───── Data provided

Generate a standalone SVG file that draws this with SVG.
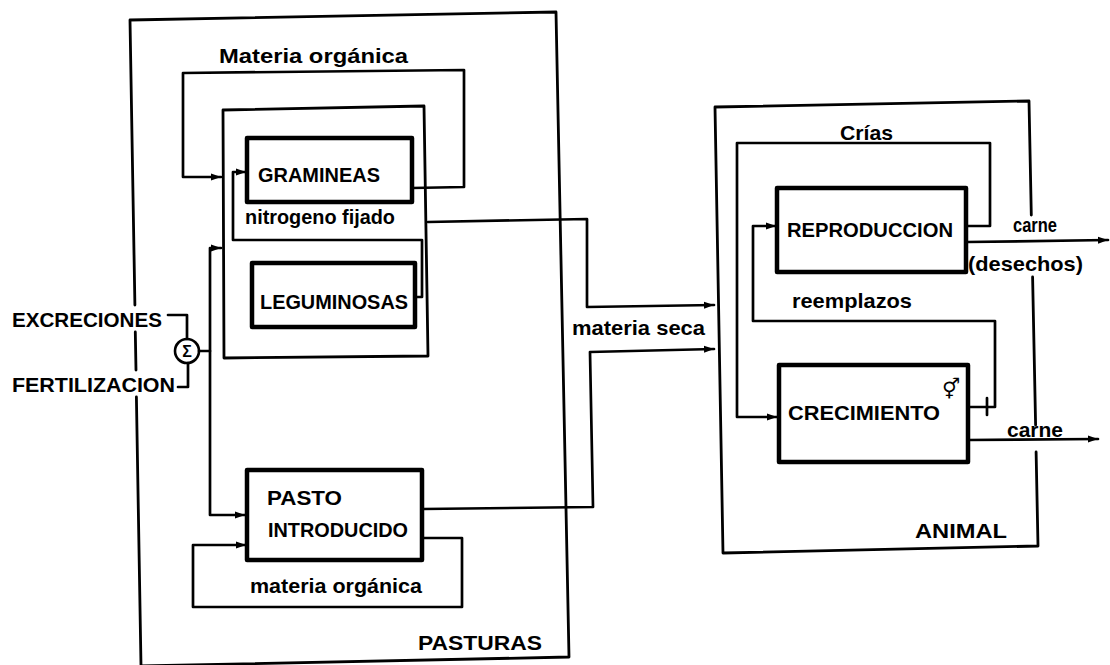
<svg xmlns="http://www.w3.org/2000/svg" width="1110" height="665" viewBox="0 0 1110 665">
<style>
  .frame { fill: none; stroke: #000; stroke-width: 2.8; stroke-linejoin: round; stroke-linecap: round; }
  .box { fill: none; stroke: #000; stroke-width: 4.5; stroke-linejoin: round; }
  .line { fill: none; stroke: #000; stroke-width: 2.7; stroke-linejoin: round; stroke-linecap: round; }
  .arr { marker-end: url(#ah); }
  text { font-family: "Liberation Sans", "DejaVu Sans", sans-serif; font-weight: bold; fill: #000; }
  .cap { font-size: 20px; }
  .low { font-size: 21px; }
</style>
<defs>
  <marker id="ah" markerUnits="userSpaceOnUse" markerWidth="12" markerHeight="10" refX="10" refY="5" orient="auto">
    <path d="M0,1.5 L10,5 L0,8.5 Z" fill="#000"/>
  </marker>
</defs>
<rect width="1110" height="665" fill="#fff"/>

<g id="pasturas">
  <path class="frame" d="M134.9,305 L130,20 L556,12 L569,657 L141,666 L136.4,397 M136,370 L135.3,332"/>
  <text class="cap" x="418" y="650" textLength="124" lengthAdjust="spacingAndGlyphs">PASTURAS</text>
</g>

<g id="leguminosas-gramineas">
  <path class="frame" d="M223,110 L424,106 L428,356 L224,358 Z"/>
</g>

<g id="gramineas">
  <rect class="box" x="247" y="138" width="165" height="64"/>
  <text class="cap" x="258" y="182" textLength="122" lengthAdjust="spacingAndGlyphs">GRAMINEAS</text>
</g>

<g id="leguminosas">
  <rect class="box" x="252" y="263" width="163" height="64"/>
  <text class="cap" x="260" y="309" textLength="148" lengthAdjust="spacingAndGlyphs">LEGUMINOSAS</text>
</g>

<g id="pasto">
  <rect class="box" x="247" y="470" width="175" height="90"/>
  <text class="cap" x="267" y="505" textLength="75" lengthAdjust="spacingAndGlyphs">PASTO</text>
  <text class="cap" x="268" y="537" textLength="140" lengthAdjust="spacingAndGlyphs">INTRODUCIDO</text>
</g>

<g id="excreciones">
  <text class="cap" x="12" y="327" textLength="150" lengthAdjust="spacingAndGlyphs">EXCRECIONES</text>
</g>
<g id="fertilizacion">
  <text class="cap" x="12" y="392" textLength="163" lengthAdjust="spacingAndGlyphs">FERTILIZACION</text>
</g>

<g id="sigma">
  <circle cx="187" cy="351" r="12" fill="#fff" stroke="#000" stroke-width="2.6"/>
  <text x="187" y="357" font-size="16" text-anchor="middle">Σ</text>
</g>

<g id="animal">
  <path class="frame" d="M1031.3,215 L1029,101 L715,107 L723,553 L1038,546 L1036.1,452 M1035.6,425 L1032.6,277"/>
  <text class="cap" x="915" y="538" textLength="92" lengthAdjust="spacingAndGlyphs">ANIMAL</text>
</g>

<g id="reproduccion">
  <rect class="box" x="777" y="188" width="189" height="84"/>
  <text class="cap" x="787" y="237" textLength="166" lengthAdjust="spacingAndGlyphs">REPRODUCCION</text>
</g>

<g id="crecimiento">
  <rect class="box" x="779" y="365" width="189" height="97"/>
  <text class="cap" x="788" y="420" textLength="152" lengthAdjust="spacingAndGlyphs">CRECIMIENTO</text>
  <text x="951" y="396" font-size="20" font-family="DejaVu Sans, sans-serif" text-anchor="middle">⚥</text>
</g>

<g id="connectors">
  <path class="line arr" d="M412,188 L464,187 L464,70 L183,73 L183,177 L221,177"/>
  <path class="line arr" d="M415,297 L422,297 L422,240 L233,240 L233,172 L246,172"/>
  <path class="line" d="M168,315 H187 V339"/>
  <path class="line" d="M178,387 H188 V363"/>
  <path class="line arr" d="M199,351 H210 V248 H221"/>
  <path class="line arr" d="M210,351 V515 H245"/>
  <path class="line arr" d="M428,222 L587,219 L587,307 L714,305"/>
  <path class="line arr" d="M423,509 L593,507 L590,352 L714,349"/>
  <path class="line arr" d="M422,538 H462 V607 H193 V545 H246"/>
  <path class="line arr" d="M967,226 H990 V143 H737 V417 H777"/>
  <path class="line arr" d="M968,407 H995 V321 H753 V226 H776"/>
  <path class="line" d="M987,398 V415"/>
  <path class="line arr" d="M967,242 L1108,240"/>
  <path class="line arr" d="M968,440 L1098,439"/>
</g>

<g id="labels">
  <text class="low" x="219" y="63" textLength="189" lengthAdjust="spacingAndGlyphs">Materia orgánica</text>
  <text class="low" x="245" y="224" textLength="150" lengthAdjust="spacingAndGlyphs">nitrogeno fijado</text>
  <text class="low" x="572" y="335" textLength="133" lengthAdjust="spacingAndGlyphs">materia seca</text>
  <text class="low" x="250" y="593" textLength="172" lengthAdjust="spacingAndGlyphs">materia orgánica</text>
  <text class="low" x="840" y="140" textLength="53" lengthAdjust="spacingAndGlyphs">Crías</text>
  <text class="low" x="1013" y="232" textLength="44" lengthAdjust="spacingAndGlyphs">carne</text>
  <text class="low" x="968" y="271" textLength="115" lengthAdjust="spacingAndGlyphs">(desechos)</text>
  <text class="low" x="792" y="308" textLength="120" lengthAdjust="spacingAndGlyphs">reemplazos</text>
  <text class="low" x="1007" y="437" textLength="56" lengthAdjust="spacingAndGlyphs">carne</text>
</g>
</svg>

──────────

Repeat all the data as it stands, dropping any images it holds.

Generate a standalone SVG file that draws this with SVG.
<svg xmlns="http://www.w3.org/2000/svg" width="1110" height="665" viewBox="0 0 1110 665">
<style>
  .frame { fill: none; stroke: #000; stroke-width: 2.8; stroke-linejoin: round; stroke-linecap: round; }
  .box { fill: none; stroke: #000; stroke-width: 4.5; stroke-linejoin: round; }
  .line { fill: none; stroke: #000; stroke-width: 2.7; stroke-linejoin: round; stroke-linecap: round; }
  .arr { marker-end: url(#ah); }
  text { font-family: "Liberation Sans", "DejaVu Sans", sans-serif; font-weight: bold; fill: #000; }
  .cap { font-size: 20px; }
  .low { font-size: 21px; }
</style>
<defs>
  <marker id="ah" markerUnits="userSpaceOnUse" markerWidth="12" markerHeight="10" refX="10" refY="5" orient="auto">
    <path d="M0,1.5 L10,5 L0,8.5 Z" fill="#000"/>
  </marker>
</defs>
<rect width="1110" height="665" fill="#fff"/>

<g id="pasturas">
  <path class="frame" d="M134.9,305 L130,20 L556,12 L569,657 L141,666 L136.4,397 M136,370 L135.3,332"/>
  <text class="cap" x="418" y="650" textLength="124" lengthAdjust="spacingAndGlyphs">PASTURAS</text>
</g>

<g id="leguminosas-gramineas">
  <path class="frame" d="M223,110 L424,106 L428,356 L224,358 Z"/>
</g>

<g id="gramineas">
  <rect class="box" x="247" y="138" width="165" height="64"/>
  <text class="cap" x="258" y="182" textLength="122" lengthAdjust="spacingAndGlyphs">GRAMINEAS</text>
</g>

<g id="leguminosas">
  <rect class="box" x="252" y="263" width="163" height="64"/>
  <text class="cap" x="260" y="309" textLength="148" lengthAdjust="spacingAndGlyphs">LEGUMINOSAS</text>
</g>

<g id="pasto">
  <rect class="box" x="247" y="470" width="175" height="90"/>
  <text class="cap" x="267" y="505" textLength="75" lengthAdjust="spacingAndGlyphs">PASTO</text>
  <text class="cap" x="268" y="537" textLength="140" lengthAdjust="spacingAndGlyphs">INTRODUCIDO</text>
</g>

<g id="excreciones">
  <text class="cap" x="12" y="327" textLength="150" lengthAdjust="spacingAndGlyphs">EXCRECIONES</text>
</g>
<g id="fertilizacion">
  <text class="cap" x="12" y="392" textLength="163" lengthAdjust="spacingAndGlyphs">FERTILIZACION</text>
</g>

<g id="sigma">
  <circle cx="187" cy="351" r="12" fill="#fff" stroke="#000" stroke-width="2.6"/>
  <text x="187" y="357" font-size="16" text-anchor="middle">Σ</text>
</g>

<g id="animal">
  <path class="frame" d="M1031.3,215 L1029,101 L715,107 L723,553 L1038,546 L1036.1,452 M1035.6,425 L1032.6,277"/>
  <text class="cap" x="915" y="538" textLength="92" lengthAdjust="spacingAndGlyphs">ANIMAL</text>
</g>

<g id="reproduccion">
  <rect class="box" x="777" y="188" width="189" height="84"/>
  <text class="cap" x="787" y="237" textLength="166" lengthAdjust="spacingAndGlyphs">REPRODUCCION</text>
</g>

<g id="crecimiento">
  <rect class="box" x="779" y="365" width="189" height="97"/>
  <text class="cap" x="788" y="420" textLength="152" lengthAdjust="spacingAndGlyphs">CRECIMIENTO</text>
  <text x="951" y="396" font-size="20" font-family="DejaVu Sans, sans-serif" text-anchor="middle">⚥</text>
</g>

<g id="connectors">
  <path class="line arr" d="M412,188 L464,187 L464,70 L183,73 L183,177 L221,177"/>
  <path class="line arr" d="M415,297 L422,297 L422,240 L233,240 L233,172 L246,172"/>
  <path class="line" d="M168,315 H187 V339"/>
  <path class="line" d="M178,387 H188 V363"/>
  <path class="line arr" d="M199,351 H210 V248 H221"/>
  <path class="line arr" d="M210,351 V515 H245"/>
  <path class="line arr" d="M428,222 L587,219 L587,307 L714,305"/>
  <path class="line arr" d="M423,509 L593,507 L590,352 L714,349"/>
  <path class="line arr" d="M422,538 H462 V607 H193 V545 H246"/>
  <path class="line arr" d="M967,226 H990 V143 H737 V417 H777"/>
  <path class="line arr" d="M968,407 H995 V321 H753 V226 H776"/>
  <path class="line" d="M987,398 V415"/>
  <path class="line arr" d="M967,242 L1108,240"/>
  <path class="line arr" d="M968,440 L1098,439"/>
</g>

<g id="labels">
  <text class="low" x="219" y="63" textLength="189" lengthAdjust="spacingAndGlyphs">Materia orgánica</text>
  <text class="low" x="245" y="224" textLength="150" lengthAdjust="spacingAndGlyphs">nitrogeno fijado</text>
  <text class="low" x="572" y="335" textLength="133" lengthAdjust="spacingAndGlyphs">materia seca</text>
  <text class="low" x="250" y="593" textLength="172" lengthAdjust="spacingAndGlyphs">materia orgánica</text>
  <text class="low" x="840" y="140" textLength="53" lengthAdjust="spacingAndGlyphs">Crías</text>
  <text class="low" x="1013" y="232" textLength="44" lengthAdjust="spacingAndGlyphs">carne</text>
  <text class="low" x="968" y="271" textLength="115" lengthAdjust="spacingAndGlyphs">(desechos)</text>
  <text class="low" x="792" y="308" textLength="120" lengthAdjust="spacingAndGlyphs">reemplazos</text>
  <text class="low" x="1007" y="437" textLength="56" lengthAdjust="spacingAndGlyphs">carne</text>
</g>
</svg>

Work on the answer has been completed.